I get a lot of pleasure ensuring that things work as advertised.
Regardless if I am local, remote, troubleshooting or teaching, I always have a mental list of things I like to check. The list changes on the fly depending on the topology, equipment and location, but nevertheless I have a rough idea of what I like to look for.
Some of these tests may seem pretty straight forward like a throughput test, measuring how long it takes for a failover to work itself out or hunting for errors. Other tests I propose, gets me those sarcastic, "Why" and “Huh” stares like routing and stability audits. In this article let cover the basics around what I call a routing review or audit. I usually hear the following comments; “why bother, everything is obviously working” or “We aren’t getting any complaints about that”.
Let me walk you through how this typically unfolds; after reviewing the network diagram, or creating one with post-it notes, I sit down with the client to determine how many hops it should take to get from one host to another and which path packets should take. As long as ICMP isn't blocked, a simple traceroute from a client computer will do. If you use Windows you can perform a pathping since it can provide additional diagnostics with its results.

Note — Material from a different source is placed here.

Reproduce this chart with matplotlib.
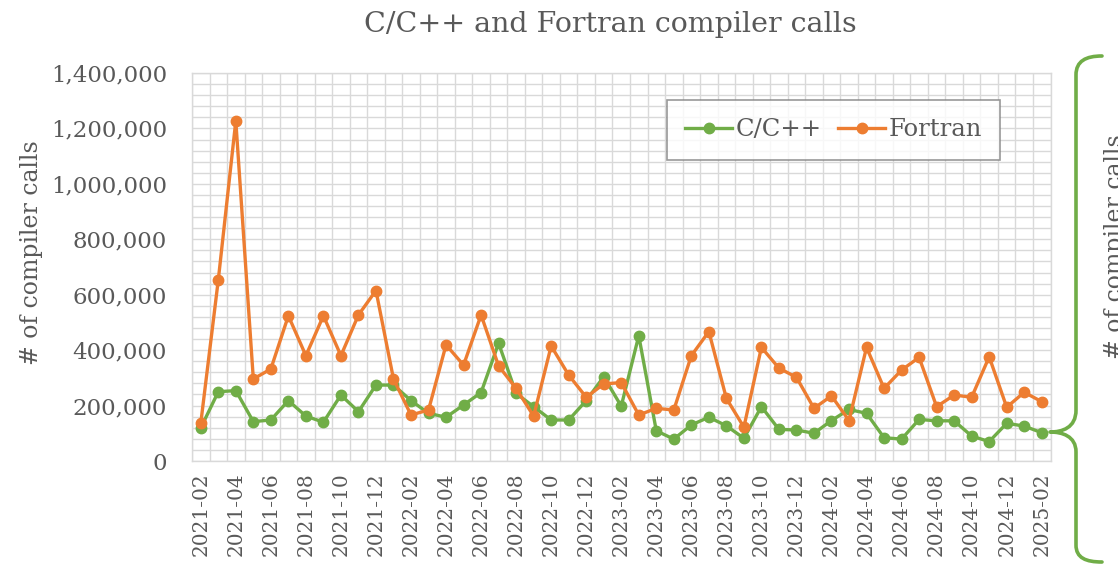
import matplotlib
matplotlib.use("Agg")
import matplotlib.pyplot as plt
from matplotlib.path import Path
from matplotlib.patches import PathPatch
from matplotlib.ticker import FuncFormatter, MultipleLocator, FixedLocator

# Monthly compiler call counts, 2021-02 .. 2025-02
months = [f"{y}-{m:02d}" for y in range(2021, 2026) for m in range(1, 13)]
months = months[months.index("2021-02"):months.index("2025-02") + 1]

c_cpp = [
    119000, 250000, 254000, 142000, 148000, 218000, 162000, 140000, 238000, 178000, 274000,
    274000, 218000, 172000, 158000, 202000, 247000, 425000, 244000, 196000, 148000, 148000, 218000,
    304000, 198000, 452000, 109000, 79000, 130000, 158000, 127000, 82000, 196000, 114000, 112000,
    100000, 146000, 186000, 172000, 84000, 79000, 150000, 145000, 145000, 90000, 70000, 136000,
    126000, 102000,
]
fortran = [
    136000, 653000, 1227000, 296000, 332000, 524000, 380000, 524000, 380000, 527000, 615000,
    296000, 166000, 184000, 419000, 346000, 527000, 343000, 262000, 162000, 415000, 310000, 230000,
    278000, 283000, 166000, 190000, 184000, 380000, 467000, 226000, 122000, 410000, 335000, 302000,
    190000, 235000, 146000, 410000, 262000, 328000, 374000, 196000, 238000, 230000, 376000, 194000,
    248000, 214000,
]

GREEN = "#70AD47"
ORANGE = "#ED7D31"
TEXT = "#595959"
GRID = "#D9D9D9"

plt.rcParams["font.family"] = ["DejaVu Serif"]

W, H = 1118, 567
fig = plt.figure(figsize=(W / 100, H / 100), dpi=100)
ax = fig.add_axes([192 / W, 1 - 461 / H, (1050.5 - 192) / W, (461 - 73) / H])

x = list(range(len(months)))
ax.plot(x, c_cpp, color=GREEN, lw=2.4, marker="o", ms=7.5, label="C/C++", zorder=3)
ax.plot(x, fortran, color=ORANGE, lw=2.4, marker="o", ms=7.5, label="Fortran", zorder=3)

ax.set_xlim(-0.5, len(months) - 0.5)
ax.set_ylim(0, 1400000)

ax.yaxis.set_major_locator(MultipleLocator(200000))
ax.yaxis.set_minor_locator(MultipleLocator(40000))
ax.yaxis.set_major_formatter(FuncFormatter(lambda v, p: f"{int(v):,}"))
ax.set_xticks(x[::2])
ax.set_xticklabels(months[::2], rotation=90)
ax.xaxis.set_minor_locator(FixedLocator([i + 0.5 for i in range(-1, len(months))]))

ax.grid(False)
ax.grid(which="minor", color=GRID, lw=1.0, zorder=0)
ax.grid(which="major", axis="y", color=GRID, lw=1.0, zorder=0)
ax.tick_params(which="both", length=0, colors=TEXT)
ax.tick_params(axis="y", labelsize=16.5, pad=18)
ax.tick_params(axis="x", labelsize=14.5, pad=8)
for s in ax.spines.values():
    s.set_color(GRID)
    s.set_linewidth(1.0)

fig.text(20 / W, 1 - 253 / H, "# of compiler calls", fontsize=17, color=TEXT,
         rotation=90, ha="left", va="center")
fig.text(610 / W, 1 - 25 / H, "C/C++ and Fortran compiler calls", fontsize=20.5,
         color=TEXT, ha="center", va="center")

leg = ax.legend(loc="upper right", bbox_to_anchor=(0.941, 0.930), borderaxespad=0,
                ncol=2, fontsize=17.5, frameon=True, fancybox=False, handlelength=1.9,
                handletextpad=0.15, columnspacing=0.7, borderpad=0.75, labelcolor=TEXT)
leg.get_frame().set_edgecolor("#7F7F7F")
leg.get_frame().set_linewidth(1.2)

# Curly brace on the right margin
def fx(px):
    return px / W

def fy(py):
    return 1 - py / H

pts = [
    (1102, 56), (1086, 56), (1076, 61), (1076, 75),
    (1076, 410),
    (1076, 428), (1062, 432), (1050, 432),
    (1062, 432), (1076, 436), (1076, 452),
    (1076, 545),
    (1076, 558), (1086, 562), (1102, 562),
]
codes = [Path.MOVETO, Path.CURVE4, Path.CURVE4, Path.CURVE4,
         Path.LINETO,
         Path.CURVE4, Path.CURVE4, Path.CURVE4,
         Path.CURVE4, Path.CURVE4, Path.CURVE4,
         Path.LINETO,
         Path.CURVE4, Path.CURVE4, Path.CURVE4]
brace = PathPatch(Path([(fx(a), fy(b)) for a, b in pts], codes), transform=fig.transFigure,
                  fill=False, edgecolor=GREEN, lw=2.6, capstyle="round", joinstyle="round")
fig.add_artist(brace)

fig.text(1104 / W, 1 - 247 / H, "# of compiler calls", fontsize=17, color=TEXT,
         rotation=90, ha="left", va="center")

fig.savefig("out.png", dpi=100)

Routing is usually taken for granted in the sense that if you are getting there, obviously it must be working. I am not trying to prove if its working or not, I’m trying to determine how WELL it is working. Let face it, in the past 10 years or so things don’t break as they did in the 90’s, but things sure slow down.
In the past, I have uncovered routing loops, multiple routes and extra hops. The important thing to keep in mind when going through this exercise and you discover something odd, step back perform multiple tests and truly understand why it is happening. Create a plan for your proposed change and a backup. Lastly don’t forget to test to ensure your changes had the intended impact.
Here’s an example of a traceroute from a layer 3 Cisco switch on a network that was being built:
1 10.16.30.252 0 msec
10.16.30.254 8 msec
10.16.30.243 0 msec
2 126.96.36.199 16 msec 8 msec
10.16.30.252 4 msec
The routing results from this layer 3 switch identify 3 different routes. Fortunately this was the intended design, but we all questioned why .254 was consistently 8 ms or more while the other two hops were 0 ms. Then the client started wondering why ,254 is the second route, what determines the order of the routes to be used, what is the cost of those routes, what protocols are being used, etc..
The point here is that the client is now aware, can research and make changes to get things looking the way it should.
You should occasionally verify and validate your routes. This also helps build what I call 'tribal knowledge', which is invaluable when troubleshooting or working on network upgrades.
Don’t forget that there a tremendous amount of value in verifying everything is working as designed.